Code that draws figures
○ ○ ○ ○ ○
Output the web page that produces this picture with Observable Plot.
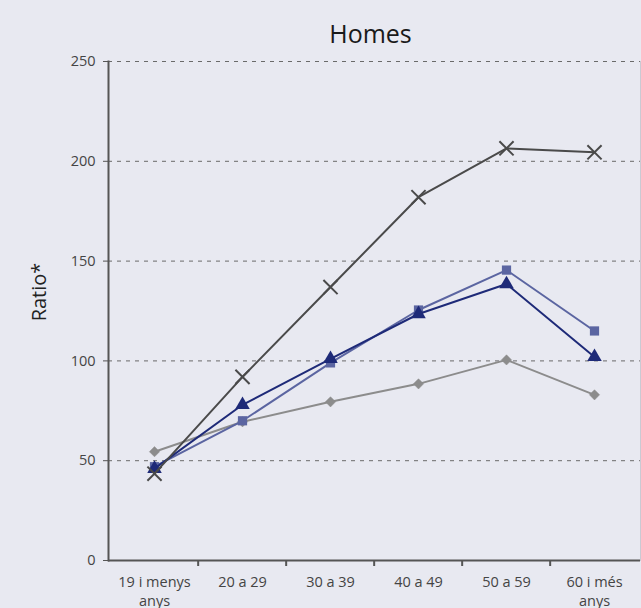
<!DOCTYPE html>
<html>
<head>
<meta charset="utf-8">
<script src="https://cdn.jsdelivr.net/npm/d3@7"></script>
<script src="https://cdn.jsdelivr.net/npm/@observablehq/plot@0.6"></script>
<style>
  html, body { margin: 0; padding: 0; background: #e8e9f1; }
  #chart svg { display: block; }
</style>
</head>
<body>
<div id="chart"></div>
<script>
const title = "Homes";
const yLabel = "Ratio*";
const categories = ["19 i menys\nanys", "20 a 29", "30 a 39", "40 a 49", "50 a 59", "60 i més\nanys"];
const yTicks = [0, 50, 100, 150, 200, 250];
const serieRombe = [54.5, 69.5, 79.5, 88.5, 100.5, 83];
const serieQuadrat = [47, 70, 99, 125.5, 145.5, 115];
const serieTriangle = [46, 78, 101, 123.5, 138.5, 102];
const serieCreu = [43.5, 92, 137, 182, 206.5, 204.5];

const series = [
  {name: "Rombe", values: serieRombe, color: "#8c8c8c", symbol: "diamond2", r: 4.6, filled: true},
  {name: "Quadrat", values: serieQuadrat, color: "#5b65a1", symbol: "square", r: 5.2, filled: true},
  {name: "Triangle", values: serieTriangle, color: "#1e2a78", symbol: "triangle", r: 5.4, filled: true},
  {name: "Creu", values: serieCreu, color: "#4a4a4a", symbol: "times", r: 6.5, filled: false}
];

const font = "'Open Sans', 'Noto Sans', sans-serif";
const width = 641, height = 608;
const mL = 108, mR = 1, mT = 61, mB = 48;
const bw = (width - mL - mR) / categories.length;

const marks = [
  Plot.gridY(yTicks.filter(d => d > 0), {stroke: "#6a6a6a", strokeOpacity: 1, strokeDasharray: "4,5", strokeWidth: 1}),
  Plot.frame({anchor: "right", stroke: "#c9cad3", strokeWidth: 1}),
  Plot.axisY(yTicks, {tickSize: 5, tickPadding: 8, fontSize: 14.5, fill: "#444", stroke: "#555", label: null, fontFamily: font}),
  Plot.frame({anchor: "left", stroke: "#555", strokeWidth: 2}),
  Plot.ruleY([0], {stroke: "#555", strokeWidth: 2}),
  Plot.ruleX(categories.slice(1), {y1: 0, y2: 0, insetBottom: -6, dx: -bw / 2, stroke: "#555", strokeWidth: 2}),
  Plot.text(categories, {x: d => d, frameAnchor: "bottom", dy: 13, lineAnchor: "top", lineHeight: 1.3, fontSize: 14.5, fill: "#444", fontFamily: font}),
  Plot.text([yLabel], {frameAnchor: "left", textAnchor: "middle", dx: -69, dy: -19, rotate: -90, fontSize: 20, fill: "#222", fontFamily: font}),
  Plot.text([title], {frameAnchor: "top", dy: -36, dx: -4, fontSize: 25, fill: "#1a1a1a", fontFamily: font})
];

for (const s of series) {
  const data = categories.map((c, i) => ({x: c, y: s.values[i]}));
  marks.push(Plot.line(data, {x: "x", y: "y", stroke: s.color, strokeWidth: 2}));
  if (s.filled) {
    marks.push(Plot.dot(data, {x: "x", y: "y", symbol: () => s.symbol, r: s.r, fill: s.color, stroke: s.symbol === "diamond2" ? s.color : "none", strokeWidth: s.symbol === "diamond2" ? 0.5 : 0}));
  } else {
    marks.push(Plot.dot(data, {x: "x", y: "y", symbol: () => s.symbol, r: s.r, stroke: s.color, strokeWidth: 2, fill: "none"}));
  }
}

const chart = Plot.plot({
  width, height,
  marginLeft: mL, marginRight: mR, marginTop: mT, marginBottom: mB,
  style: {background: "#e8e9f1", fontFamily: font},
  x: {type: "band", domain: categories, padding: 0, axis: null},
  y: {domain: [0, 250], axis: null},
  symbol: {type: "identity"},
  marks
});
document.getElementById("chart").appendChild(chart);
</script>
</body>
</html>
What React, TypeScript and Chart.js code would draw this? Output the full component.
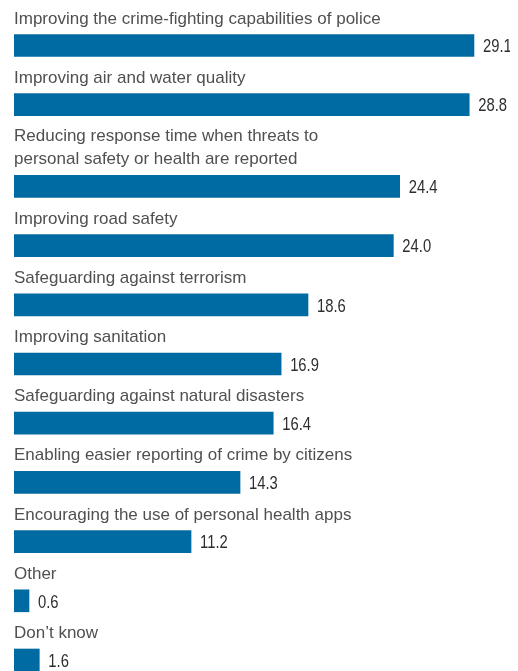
○ ○ ○ ○ ○
* [Work required] Give back every line exactly as it stands, pictures excluded.

* [Task result]
Output the web page that produces this picture with Observable Plot.
<!DOCTYPE html>
<html>
<head>
<meta charset="utf-8">
<script src="https://cdn.jsdelivr.net/npm/d3@7"></script>
<script src="https://cdn.jsdelivr.net/npm/@observablehq/plot@0.6"></script>
<style>
  html, body { margin: 0; padding: 0; background: #e8e9f1; }
  #chart svg { display: block; }
</style>
</head>
<body>
<div id="chart"></div>
<script>
const title = "Homes";
const yLabel = "Ratio*";
const categories = ["19 i menys\nanys", "20 a 29", "30 a 39", "40 a 49", "50 a 59", "60 i més\nanys"];
const yTicks = [0, 50, 100, 150, 200, 250];
const serieRombe = [54.5, 69.5, 79.5, 88.5, 100.5, 83];
const serieQuadrat = [47, 70, 99, 125.5, 145.5, 115];
const serieTriangle = [46, 78, 101, 123.5, 138.5, 102];
const serieCreu = [43.5, 92, 137, 182, 206.5, 204.5];

const series = [
  {name: "Rombe", values: serieRombe, color: "#8c8c8c", symbol: "diamond2", r: 4.6, filled: true},
  {name: "Quadrat", values: serieQuadrat, color: "#5b65a1", symbol: "square", r: 5.2, filled: true},
  {name: "Triangle", values: serieTriangle, color: "#1e2a78", symbol: "triangle", r: 5.4, filled: true},
  {name: "Creu", values: serieCreu, color: "#4a4a4a", symbol: "times", r: 6.5, filled: false}
];

const font = "'Open Sans', 'Noto Sans', sans-serif";
const width = 641, height = 608;
const mL = 108, mR = 1, mT = 61, mB = 48;
const bw = (width - mL - mR) / categories.length;

const marks = [
  Plot.gridY(yTicks.filter(d => d > 0), {stroke: "#6a6a6a", strokeOpacity: 1, strokeDasharray: "4,5", strokeWidth: 1}),
  Plot.frame({anchor: "right", stroke: "#c9cad3", strokeWidth: 1}),
  Plot.axisY(yTicks, {tickSize: 5, tickPadding: 8, fontSize: 14.5, fill: "#444", stroke: "#555", label: null, fontFamily: font}),
  Plot.frame({anchor: "left", stroke: "#555", strokeWidth: 2}),
  Plot.ruleY([0], {stroke: "#555", strokeWidth: 2}),
  Plot.ruleX(categories.slice(1), {y1: 0, y2: 0, insetBottom: -6, dx: -bw / 2, stroke: "#555", strokeWidth: 2}),
  Plot.text(categories, {x: d => d, frameAnchor: "bottom", dy: 13, lineAnchor: "top", lineHeight: 1.3, fontSize: 14.5, fill: "#444", fontFamily: font}),
  Plot.text([yLabel], {frameAnchor: "left", textAnchor: "middle", dx: -69, dy: -19, rotate: -90, fontSize: 20, fill: "#222", fontFamily: font}),
  Plot.text([title], {frameAnchor: "top", dy: -36, dx: -4, fontSize: 25, fill: "#1a1a1a", fontFamily: font})
];

for (const s of series) {
  const data = categories.map((c, i) => ({x: c, y: s.values[i]}));
  marks.push(Plot.line(data, {x: "x", y: "y", stroke: s.color, strokeWidth: 2}));
  if (s.filled) {
    marks.push(Plot.dot(data, {x: "x", y: "y", symbol: () => s.symbol, r: s.r, fill: s.color, stroke: s.symbol === "diamond2" ? s.color : "none", strokeWidth: s.symbol === "diamond2" ? 0.5 : 0}));
  } else {
    marks.push(Plot.dot(data, {x: "x", y: "y", symbol: () => s.symbol, r: s.r, stroke: s.color, strokeWidth: 2, fill: "none"}));
  }
}

const chart = Plot.plot({
  width, height,
  marginLeft: mL, marginRight: mR, marginTop: mT, marginBottom: mB,
  style: {background: "#e8e9f1", fontFamily: font},
  x: {type: "band", domain: categories, padding: 0, axis: null},
  y: {domain: [0, 250], axis: null},
  symbol: {type: "identity"},
  marks
});
document.getElementById("chart").appendChild(chart);
</script>
</body>
</html>
What React, TypeScript and Chart.js code would draw this? Output the full component.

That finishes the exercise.